On the commercial side of the city’s economy, the city reports a better than average office vacancy rate, noting that Decatur’s vacancy rate is 2.7 percent compared with the 11.5 percent vacancy rate for metro Atlanta.

“A more detailed examination of the buildings within the city limits shows the city’s average vacancy rate for office buildings between 10,000-170,000 square feet at 6.6% which has generally held steady over the last 12-months,” Arnold wrote. “Two of Decatur’s office buildings, Commerce Square and West Court Square, are in transition and have higher vacancy rates than the other commercial office buildings in the City. These two buildings are renovating the interior and exterior finishes to reposition the buildings at higher rental rates. On the horizon is the delivery of a new 33,000 square foot office building with ground-floor retail at the corner of West Trinity Place and North McDonough Street, developed by AMLI and Cousins Properties. The office tenant build-out begins in January 2020 and is expected to be completed in May 2020. Average rental rates in the City of Decatur are $25 per square foot, up 5% from last year. This increase can be attributed to an increase in rental rates at West Court Square.”

Mayor Pro Tem Tony Powers said from his point of view it looks like Decatur has a supply issue when it comes to houses.

“I scan the listings all the time. Force of habit,” Powers said. “You talk to agents there’s just not a lot out there. I don’t know if people are staying longer, or things hit the market or they literally hit the market and they’re gone.”

That said, there’s plenty of construction going on in his neighborhood.

“Maybe the volume of it has cooled off, but I still see projects going on,” he said.

Mayor Patti Garrett said the city also has fewer spaces to develop than it used to have but isn’t sure if what Decatur saw in 2019 is a trend or a blip.

“I think Decatur was able to weather the last economic downturn and I feel like we remain an attractive place for people,” she said.
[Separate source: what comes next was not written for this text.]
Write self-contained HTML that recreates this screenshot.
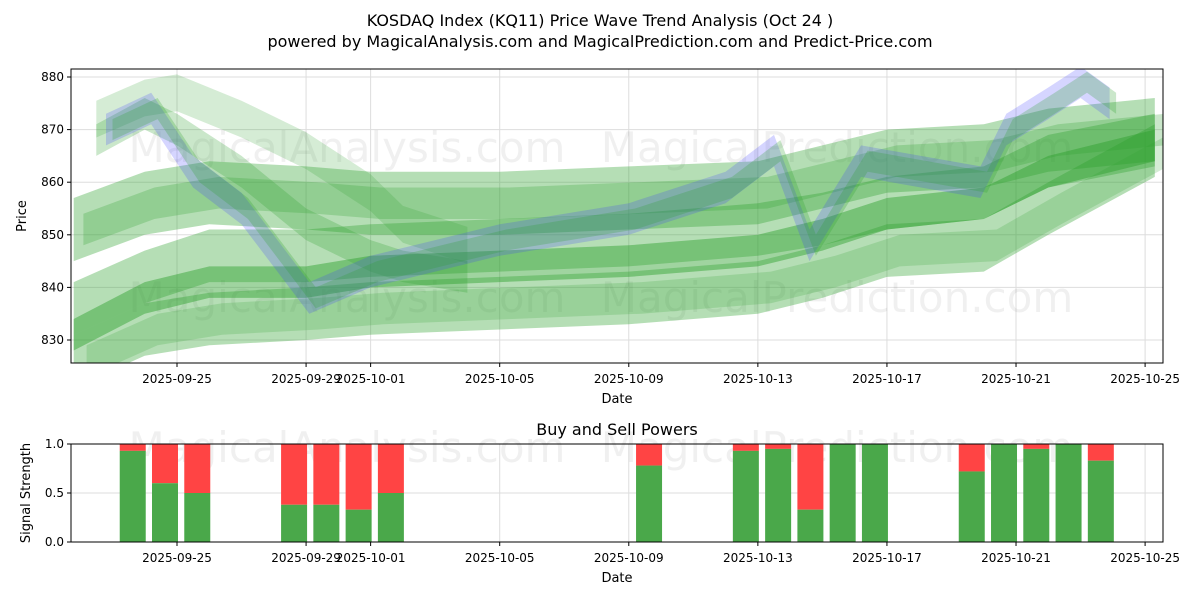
<!DOCTYPE html>
<html><head><meta charset="utf-8">
<style>
body{margin:0;background:#fff;font-family:"Liberation Sans","DejaVu Sans",sans-serif;}
svg text{font-family:"DejaVu Sans","Liberation Sans",sans-serif;}
</style></head>
<body>
<svg id="chart" data-name="chart" data-interactable="false" width="1200" height="600" xmlns="http://www.w3.org/2000/svg">
<rect width="1200" height="600" fill="#fff"/>
<text data-name="chart-title" data-interactable="false" x="600" y="26" text-anchor="middle" font-size="16">KOSDAQ Index (KQ11) Price Wave Trend Analysis (Oct 24 )</text>
<text data-name="chart-subtitle" data-interactable="false" x="600" y="47" text-anchor="middle" font-size="16">powered by MagicalAnalysis.com and MagicalPrediction.com and Predict-Price.com</text>
<g id="topPanel" data-name="price-panel" data-interactable="false"></g>
<g id="botPanel" data-name="signal-panel" data-interactable="false"></g>
</svg>
<script>
// ---- data ----
const xTickLabels=['2025-09-25','2025-09-29','2025-10-01','2025-10-05','2025-10-09','2025-10-13','2025-10-17','2025-10-21','2025-10-25'];
const xTickDays=[0,4,6,10,14,18,22,26,30];
const yTicks=[830,840,850,860,870,880];
const bandDays=[-3.2,-1,1,4,6,10,14,18,20,22,25,27,30.3];
const bandA=[851,856,858,857,856,856,857,858,861,864,865,868,870];
const bandB=[836,842,846,846,847,848,849,851,853,856,858,864,868];
const bandC=[826,832,834,835,836,837,838,840,843,847,848,855,866];
const bandD=[831,838,841,841,843,844,845,847,850,854,856,862,867];
const priceDays=[-2.2,-0.8,0.5,2,4.1,6,8,10,14,17,18.5,19.6,21.2,24.9,25.7,27,28,28.9];
const priceVals=[870,874,862,855,838,843,846,849,853,859,866,848,864,860,870,875,879,875];
const fanDays=[-2.5,-1,0,2,4,6,7,9];
const fanVals=[872,876,877,872,866,858,852,848];
const fan2Vals=[868,873,870,862,852,846,844,842];
const sigLabels=['09-24','09-25','09-26','09-29','09-30','10-01','10-02','10-10','10-13','10-14','10-15','10-16','10-17','10-20','10-21','10-22','10-23','10-24'];
const sigDays=[-1,0,1,4,5,6,7,15,18,19,20,21,22,25,26,27,28,29];
const buyVals=[0.93,0.6,0.5,0.38,0.38,0.33,0.5,0.78,0.93,0.95,0.33,1,1,0.72,1,0.95,1,0.83];
const sigTicks=[0,0.5,1];
// ---- axes ----
const NS='http://www.w3.org/2000/svg';
const L=71,R=1163;
const x=d=>177+d*32.27;
const y=p=>77+(880-p)*5.26;
const yb=v=>542-v*98;
function mk(tag,attrs,parent,txt){const e=document.createElementNS(NS,tag);for(const k in attrs)e.setAttribute(k,attrs[k]);if(txt!=null)e.textContent=txt;parent.appendChild(e);return e;}
const topG=document.getElementById('topPanel'),botG=document.getElementById('botPanel');
xTickDays.forEach((d,i)=>{
 const g=mk('line',{x1:x(d),x2:x(d),y1:69,y2:363,stroke:'#ddd','stroke-width':1},topG);
 g.setAttribute('data-name','x-grid-line');g.setAttribute('data-interactable','false');
 const t=mk('line',{x1:x(d),x2:x(d),y1:363,y2:367,stroke:'#000'},topG);
 t.setAttribute('data-name','x-tick');t.setAttribute('data-interactable','false');
 const l=mk('text',{x:x(d),y:383,'text-anchor':'middle','font-size':12},topG,xTickLabels[i]);
 l.setAttribute('data-name','x-tick-label');l.setAttribute('data-interactable','false');
});
yTicks.forEach(p=>{
 const g=mk('line',{x1:L,x2:R,y1:y(p),y2:y(p),stroke:'#ddd'},topG);
 g.setAttribute('data-name','y-grid-line');g.setAttribute('data-interactable','false');
 const t=mk('line',{x1:L-4,x2:L,y1:y(p),y2:y(p),stroke:'#000'},topG);
 t.setAttribute('data-name','y-tick');t.setAttribute('data-interactable','false');
 const l=mk('text',{x:L-7,y:y(p)+4,'text-anchor':'end','font-size':12},topG,p);
 l.setAttribute('data-name','y-tick-label');l.setAttribute('data-interactable','false');
});
[[347,148,'MagicalAnalysis.com'],[837,148,'MagicalPrediction.com'],[347,298,'MagicalAnalysis.com'],[837,298,'MagicalPrediction.com'],[347,448,'MagicalAnalysis.com'],[837,448,'MagicalPrediction.com']].forEach(w=>{
 const t=mk('text',{x:w[0],y:w[1]+14,'text-anchor':'middle','font-size':42,fill:'#000','fill-opacity':0.06},w[1]>400?botG:topG,w[2]);
 t.setAttribute('data-name','watermark');t.setAttribute('data-interactable','false');
});
const plotClip=mk('clipPath',{id:'plotclip'},mk('defs',{},topG));
mk('rect',{x:L,y:69,width:R-L,height:294},plotClip);
const bandsG=mk('g',{'clip-path':'url(#plotclip)'},topG);
bandsG.setAttribute('data-name','bands-group');bandsG.setAttribute('data-interactable','false');
function band(days,vals,half,color,op,name,shift){
 shift=shift||0;
 const up=days.map((d,i)=>[x(d+shift),y(vals[i]+half)]);
 const dn=days.map((d,i)=>[x(d+shift),y(vals[i]-half)]).reverse();
 const pts=up.concat(dn).map(p=>p[0].toFixed(1)+','+p[1].toFixed(1)).join(' ');
 const e=mk('polygon',{points:pts,fill:color,'fill-opacity':op},bandsG);
 e.setAttribute('data-name',name);e.setAttribute('data-interactable','false');
}
const G='#2ca02c';
band(bandDays,bandA,6,G,0.35,'band-upper');
band(bandDays,bandA,3,G,0.25,'band-upper-inner',0.3);
band(bandDays,bandB,5,G,0.35,'band-middle');
band(bandDays,bandC,5,G,0.35,'band-lower');
band(bandDays,bandC,3,G,0.2,'band-lower-inner',0.4);
band(bandDays,bandD,3,G,0.45,'band-core');
band(fanDays,fanVals,3.5,G,0.2,'fan-band');
band(fanDays,fan2Vals,3,G,0.25,'fan-band-2');
band(priceDays,priceVals,3,'#4040ff',0.22,'price-band');
band(priceDays,priceVals,2,G,0.25,'price-band-green',0.2);
mk('rect',{x:L,y:69,width:R-L,height:294,fill:'none',stroke:'#000'},topG).setAttribute('data-name','price-axes-frame');
const yl=mk('text',{x:26,y:216,'text-anchor':'middle','font-size':13,transform:'rotate(-90 26 216)'},topG,'Price');
yl.setAttribute('data-name','y-axis-title');yl.setAttribute('data-interactable','false');
const xl=mk('text',{x:617,y:403,'text-anchor':'middle','font-size':13},topG,'Date');
xl.setAttribute('data-name','x-axis-title');xl.setAttribute('data-interactable','false');
const bt=mk('text',{x:617,y:435,'text-anchor':'middle','font-size':16},botG,'Buy and Sell Powers');
bt.setAttribute('data-name','signal-title');bt.setAttribute('data-interactable','false');
xTickDays.forEach((d,i)=>{
 const g=mk('line',{x1:x(d),x2:x(d),y1:444,y2:542,stroke:'#ddd'},botG);
 g.setAttribute('data-name','x-grid-line');g.setAttribute('data-interactable','false');
 const t=mk('line',{x1:x(d),x2:x(d),y1:542,y2:546,stroke:'#000'},botG);
 t.setAttribute('data-name','x-tick');t.setAttribute('data-interactable','false');
 const l=mk('text',{x:x(d),y:562,'text-anchor':'middle','font-size':12},botG,xTickLabels[i]);
 l.setAttribute('data-name','x-tick-label');l.setAttribute('data-interactable','false');
});
sigTicks.forEach(v=>{
 const g=mk('line',{x1:L,x2:R,y1:yb(v),y2:yb(v),stroke:'#ddd'},botG);
 g.setAttribute('data-name','y-grid-line');g.setAttribute('data-interactable','false');
 const t=mk('line',{x1:L-4,x2:L,y1:yb(v),y2:yb(v),stroke:'#000'},botG);
 t.setAttribute('data-name','y-tick');t.setAttribute('data-interactable','false');
 const l=mk('text',{x:L-7,y:yb(v)+4,'text-anchor':'end','font-size':12},botG,v.toFixed(1));
 l.setAttribute('data-name','y-tick-label');l.setAttribute('data-interactable','false');
});
sigDays.forEach((d,i)=>{
 const cx=x(d)-12,w=26,b=buyVals[i];
 const s=mk('rect',{x:cx-w/2,y:yb(1),width:w,height:yb(b)-yb(1),fill:'#ff4444'},botG);
 s.setAttribute('data-name','sell-bar-'+sigLabels[i]);s.setAttribute('data-interactable','false');
 const g=mk('rect',{x:cx-w/2,y:yb(b),width:w,height:yb(0)-yb(b),fill:'#4aa84a'},botG);
 g.setAttribute('data-name','buy-bar-'+sigLabels[i]);g.setAttribute('data-interactable','false');
});
mk('rect',{x:L,y:444,width:R-L,height:98,fill:'none',stroke:'#000'},botG).setAttribute('data-name','signal-axes-frame');
const yl2=mk('text',{x:30,y:493,'text-anchor':'middle','font-size':13,transform:'rotate(-90 30 493)'},botG,'Signal Strength');
yl2.setAttribute('data-name','signal-y-axis-title');yl2.setAttribute('data-interactable','false');
const xl2=mk('text',{x:617,y:582,'text-anchor':'middle','font-size':13},botG,'Date');
xl2.setAttribute('data-name','signal-x-axis-title');xl2.setAttribute('data-interactable','false');
</script>
</body></html>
The audit also checked for errors in the city’s financial statements and found two.

In the first finding, the auditor said, “During our testing, we noted that cash was understated by $2,333,960 at both the Capital Improvement Fund level and governmental activities. We also noted that proceeds and related notes payable in the Capital Improvement Fund and governmental activities were understated by $2,333,960.”

Arnold said this finding is related to financing the city’s new fiber network.

“The project is being financed through the Georgia Municipal Association’s direct lease program,” Arnold said. “The city submitted the paperwork to GMA to borrow the funds needed for the project. When the funds were deposited into the city’s bank account near the end of the fiscal year, they were not immediately recorded on the city’s ledger to identify the cash and notes payable. Due to the timing of the deposit just before the end of the fiscal year and recording the transaction after the end of the fiscal year, and the size of the transaction, the finding was necessary.”

She added, “We always strive to record transactions in a timely manner and we need to be attentive to significant transactions right at the end of the fiscal year. Just to be clear, the funds were properly secured in our financial institution but the journal entries were posted after the end of the fiscal year.”

The second finding is related to the city’s Downtown Development Authority.

“It was discovered that an asset was not added to the Downtown Development Authority’s books in 2011,” the auditor said. “An adjustment of $229,892 was required to increase [the] beginning net position. Adjustments of $257,517, $31,079, and $3,454 were required to properly state beginning capital asset balances, accumulated depreciation, and depreciation expense, respectively, in the Downtown Development Authority.”

Arnold said the DDA omitted the old train depot on East Howard Avenue  — the current home of the Kimball House restaurant — from its books.

“Ownership of the asset was transferred from the city to the DDA in 2011 but the asset was not recorded on the DDA’s fixed assets list with the transfer,” she said.

Arnold said the audit findings will improve how the city keeps its books.

“We take all findings seriously and use the feedback from the auditors to improve our accounting processes,” she said. “Our internal control systems are strong and the feedback from the auditors only helps us improve upon those controls.”

Garrett agreed that the audit is a learning experience for the city.

“I always find the audit is a chance for us to learn how to make sure we are doing things in a timely manner, and I think the two findings that they mentioned were just things that were an accounting error or an oversight that needed to be accounted for,” Garrett said.

Powers said he wasn’t concerned about the findings.

“At a cursory glance, there was nothing that troubled me,” Powers said. “Typically, if there’s any finding, it’s an accounting error, something got put in the wrong column. I’m always happy we have good clean audits.”